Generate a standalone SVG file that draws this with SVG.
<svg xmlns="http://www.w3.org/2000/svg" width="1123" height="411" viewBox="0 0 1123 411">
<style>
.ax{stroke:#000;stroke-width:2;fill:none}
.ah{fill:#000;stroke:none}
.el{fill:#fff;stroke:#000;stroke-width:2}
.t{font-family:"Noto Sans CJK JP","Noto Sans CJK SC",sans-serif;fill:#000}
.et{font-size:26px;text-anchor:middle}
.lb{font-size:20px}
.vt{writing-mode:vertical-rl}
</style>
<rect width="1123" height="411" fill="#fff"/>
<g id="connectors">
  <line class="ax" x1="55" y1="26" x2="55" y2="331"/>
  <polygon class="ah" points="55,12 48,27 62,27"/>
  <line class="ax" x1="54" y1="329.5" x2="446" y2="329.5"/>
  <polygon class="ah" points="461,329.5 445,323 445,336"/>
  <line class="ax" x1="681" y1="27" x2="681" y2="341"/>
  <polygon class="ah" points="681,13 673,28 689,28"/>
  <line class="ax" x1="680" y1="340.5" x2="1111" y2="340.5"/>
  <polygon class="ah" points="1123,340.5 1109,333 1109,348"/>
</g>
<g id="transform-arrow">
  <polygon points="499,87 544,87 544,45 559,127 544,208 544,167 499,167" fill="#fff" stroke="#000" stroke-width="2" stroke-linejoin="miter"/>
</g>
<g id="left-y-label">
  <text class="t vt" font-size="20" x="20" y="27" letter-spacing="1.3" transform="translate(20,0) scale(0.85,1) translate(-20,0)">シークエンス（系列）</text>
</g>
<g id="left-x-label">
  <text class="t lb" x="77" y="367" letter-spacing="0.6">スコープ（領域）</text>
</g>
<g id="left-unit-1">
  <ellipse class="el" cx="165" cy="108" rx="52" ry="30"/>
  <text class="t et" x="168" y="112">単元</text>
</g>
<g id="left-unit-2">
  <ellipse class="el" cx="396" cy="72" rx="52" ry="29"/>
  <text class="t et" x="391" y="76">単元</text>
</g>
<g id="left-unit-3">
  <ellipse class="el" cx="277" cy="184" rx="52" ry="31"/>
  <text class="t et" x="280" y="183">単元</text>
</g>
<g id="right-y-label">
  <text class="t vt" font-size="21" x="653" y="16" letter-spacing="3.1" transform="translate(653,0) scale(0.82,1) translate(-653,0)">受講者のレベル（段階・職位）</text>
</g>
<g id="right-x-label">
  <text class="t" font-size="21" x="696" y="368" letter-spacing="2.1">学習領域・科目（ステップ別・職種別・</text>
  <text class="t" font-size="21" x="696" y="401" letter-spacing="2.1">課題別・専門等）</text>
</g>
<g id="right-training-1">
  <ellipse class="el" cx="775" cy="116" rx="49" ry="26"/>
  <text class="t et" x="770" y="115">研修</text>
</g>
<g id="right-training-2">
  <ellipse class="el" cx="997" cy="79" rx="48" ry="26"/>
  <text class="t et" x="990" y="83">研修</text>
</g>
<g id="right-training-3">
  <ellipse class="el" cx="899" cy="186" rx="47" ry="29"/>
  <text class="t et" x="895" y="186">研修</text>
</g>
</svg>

-=-=-

TASK DETAILS ::
Quote the entire listing above exactly.

REPLY TO THE EXERCISE ::
Generate a standalone SVG file that draws this with SVG.
<svg xmlns="http://www.w3.org/2000/svg" width="1123" height="411" viewBox="0 0 1123 411">
<style>
.ax{stroke:#000;stroke-width:2;fill:none}
.ah{fill:#000;stroke:none}
.el{fill:#fff;stroke:#000;stroke-width:2}
.t{font-family:"Noto Sans CJK JP","Noto Sans CJK SC",sans-serif;fill:#000}
.et{font-size:26px;text-anchor:middle}
.lb{font-size:20px}
.vt{writing-mode:vertical-rl}
</style>
<rect width="1123" height="411" fill="#fff"/>
<g id="connectors">
  <line class="ax" x1="55" y1="26" x2="55" y2="331"/>
  <polygon class="ah" points="55,12 48,27 62,27"/>
  <line class="ax" x1="54" y1="329.5" x2="446" y2="329.5"/>
  <polygon class="ah" points="461,329.5 445,323 445,336"/>
  <line class="ax" x1="681" y1="27" x2="681" y2="341"/>
  <polygon class="ah" points="681,13 673,28 689,28"/>
  <line class="ax" x1="680" y1="340.5" x2="1111" y2="340.5"/>
  <polygon class="ah" points="1123,340.5 1109,333 1109,348"/>
</g>
<g id="transform-arrow">
  <polygon points="499,87 544,87 544,45 559,127 544,208 544,167 499,167" fill="#fff" stroke="#000" stroke-width="2" stroke-linejoin="miter"/>
</g>
<g id="left-y-label">
  <text class="t vt" font-size="20" x="20" y="27" letter-spacing="1.3" transform="translate(20,0) scale(0.85,1) translate(-20,0)">シークエンス（系列）</text>
</g>
<g id="left-x-label">
  <text class="t lb" x="77" y="367" letter-spacing="0.6">スコープ（領域）</text>
</g>
<g id="left-unit-1">
  <ellipse class="el" cx="165" cy="108" rx="52" ry="30"/>
  <text class="t et" x="168" y="112">単元</text>
</g>
<g id="left-unit-2">
  <ellipse class="el" cx="396" cy="72" rx="52" ry="29"/>
  <text class="t et" x="391" y="76">単元</text>
</g>
<g id="left-unit-3">
  <ellipse class="el" cx="277" cy="184" rx="52" ry="31"/>
  <text class="t et" x="280" y="183">単元</text>
</g>
<g id="right-y-label">
  <text class="t vt" font-size="21" x="653" y="16" letter-spacing="3.1" transform="translate(653,0) scale(0.82,1) translate(-653,0)">受講者のレベル（段階・職位）</text>
</g>
<g id="right-x-label">
  <text class="t" font-size="21" x="696" y="368" letter-spacing="2.1">学習領域・科目（ステップ別・職種別・</text>
  <text class="t" font-size="21" x="696" y="401" letter-spacing="2.1">課題別・専門等）</text>
</g>
<g id="right-training-1">
  <ellipse class="el" cx="775" cy="116" rx="49" ry="26"/>
  <text class="t et" x="770" y="115">研修</text>
</g>
<g id="right-training-2">
  <ellipse class="el" cx="997" cy="79" rx="48" ry="26"/>
  <text class="t et" x="990" y="83">研修</text>
</g>
<g id="right-training-3">
  <ellipse class="el" cx="899" cy="186" rx="47" ry="29"/>
  <text class="t et" x="895" y="186">研修</text>
</g>
</svg>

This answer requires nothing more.